When U.S. News and World Report recently released its 2023-24 “Best College” rankings, Florida had six universities in the top 100 for public universities. And while the revised metrics led to the top-ranked Florida schools slipping a bit — UF at No. 6, Florida State at 23 and USF at 45 — others climbed. FIU achieved its highest-ever rating (64), tying it with UCF. FAMU made the top 100 (91). FAU rose 20 spots to 112 and the University of North Florida moved up three spots to 129.
This comes on top of the Wall Street Journal ranking UF as the top public school in the nation and U.S. News and World Report saying — for the seventh straight year — that Florida has the best overall public university system in the nation.
Some of Florida’s politicians, led by Gov. Ron DeSantis, have managed to simultaneously brag about overseeing the best university system in America — even though this success started before many of them were in power — while railing against it, pledging to get rid of all things “woke,” eliminate diversity programs, change tenure and restrict course content.
'Exodus' from the system
The most dramatic changes have come at New College — with the goal of turning the small, quirky college in Sarasota into what some have called “DeSantis U” — but every one of Florida’s public universities has been affected, not only by actions but by fears.
Presidential searches have become quite secretive, and quite political, leading to the hiring of Ben Sasse at UF, Richard Corcoran at New College and, in the college system, Fred Hawkins at South Florida State College. Hawkins, a former state legislator, had no higher education experience. His background included being charged with impersonating a law enforcement officer at an HOA meeting. It also included him co-sponsoring the bill that gave DeSantis the authority to appoint the board of the district at the heart of the Disney battle.
Politics plus education makes really strange bedfellows.
The Tampa Bay Times recently published a story that included some interesting details about Sasse’s time at UF, his vision for the future (a “north star” beyond rankings) and the negative reaction from faculty.
The story said Sasse wants UF to build a stronger presence around the state — and that he described plans for a Jacksonville graduate campus as “a doodle pad to think about what does it look like to build new programs much faster,” paving the way for expansion into South Florida. (A comment that makes one wonder both about the significance of the Jacksonville campus and how all of this could affect existing schools.)
Across the state, Florida’s public universities keep taking actions, trying to adhere to new state rules and laws and, perhaps as significantly, avoid ending up in the crosshairs of the governor.
Last week the UNF board of trustees approved new tenure rules, requiring tenured professors to undergo post-tenure reviews every five years that put them at risk of losing their jobs. At the trustees meeting, the faculty union president said this could accelerate an “ongoing exodus.”
This isn’t something that’s just happening at UNF because of one issue.
It’s happening across the state for a growing list of issues.

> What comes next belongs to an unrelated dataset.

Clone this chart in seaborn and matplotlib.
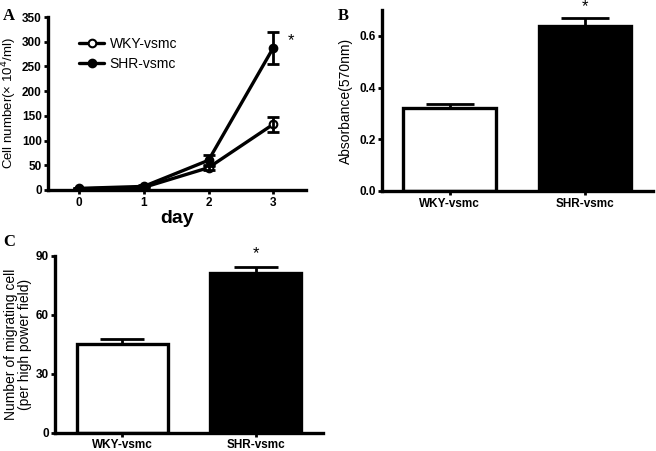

Earlier this year the Tampa Bay Times reviewed records from four of the state’s biggest schools, dating back to 2018, and found an increase in faculty departures. And when the Florida Board of Governors met in March, speakers warned that this is just the beginning.
More than rankings
There certainly are valid reasons to question the U.S. News and World Report rankings, which started in 1983. They're flawed in many ways. But if you’ve been in Florida for a while, you don’t need rankings to see how far the state's public universities have come in the last 40 years.
When we lived in Tampa in the 1990s, I spent time on the USF campus nearly every week, and had friends who worked for USF. I hadn’t been back for decades. I knew it had changed. But I don’t think I realized just how dramatically — the physical campus, student body and academics.
The same is true of UCF. Before we moved to Tampa, we lived in Orlando. My wife, Toni, worked for UCF, doing public relations for the College of Engineering. I covered some UCF football games, at the time played off campus.
When our daughter decided to go to UCF, mainly because of its theater program, we tried to find the building where Toni used to work. It wasn’t easy. In the last 30 years, that campus has exploded. And its growth isn’t just in football. (Although we are looking forward to the upcoming Parents Weekend game against Baylor. Charge On.)
Since moving to Jacksonville in 2001, we’ve seen UNF, which celebrated its 50th anniversary last year, grow and improve. (And I don’t just say this because my wife got her master’s from UNF. Swoop.)
The universities atop the Florida pyramid — UF and FSU — were good schools 40 years ago. But they’ve only gotten better, to the point where I’ve heard many alumni, hoping to see their children follow in their footsteps, say: “I went there when it was much easier to get in.”
Maybe those two schools’ slight slip in the latest rankings of public universities aren’t a big deal — UF fell out of the top five, FSU dropped out of the top 20 — more a sign of a change in the metrics than anything. Maybe rankings in general should be ignored. But you know who does pay attention to them? Parents and prospective students.
Florida has spent decades creating a university system that offers affordable higher education at a mix of schools across the state; a system that has kept many of Florida's best students in state. By all kinds of measures, it is one of Florida's success stories.
It ain’t broke. So there should be concern when current state leaders say they’re going to fix it.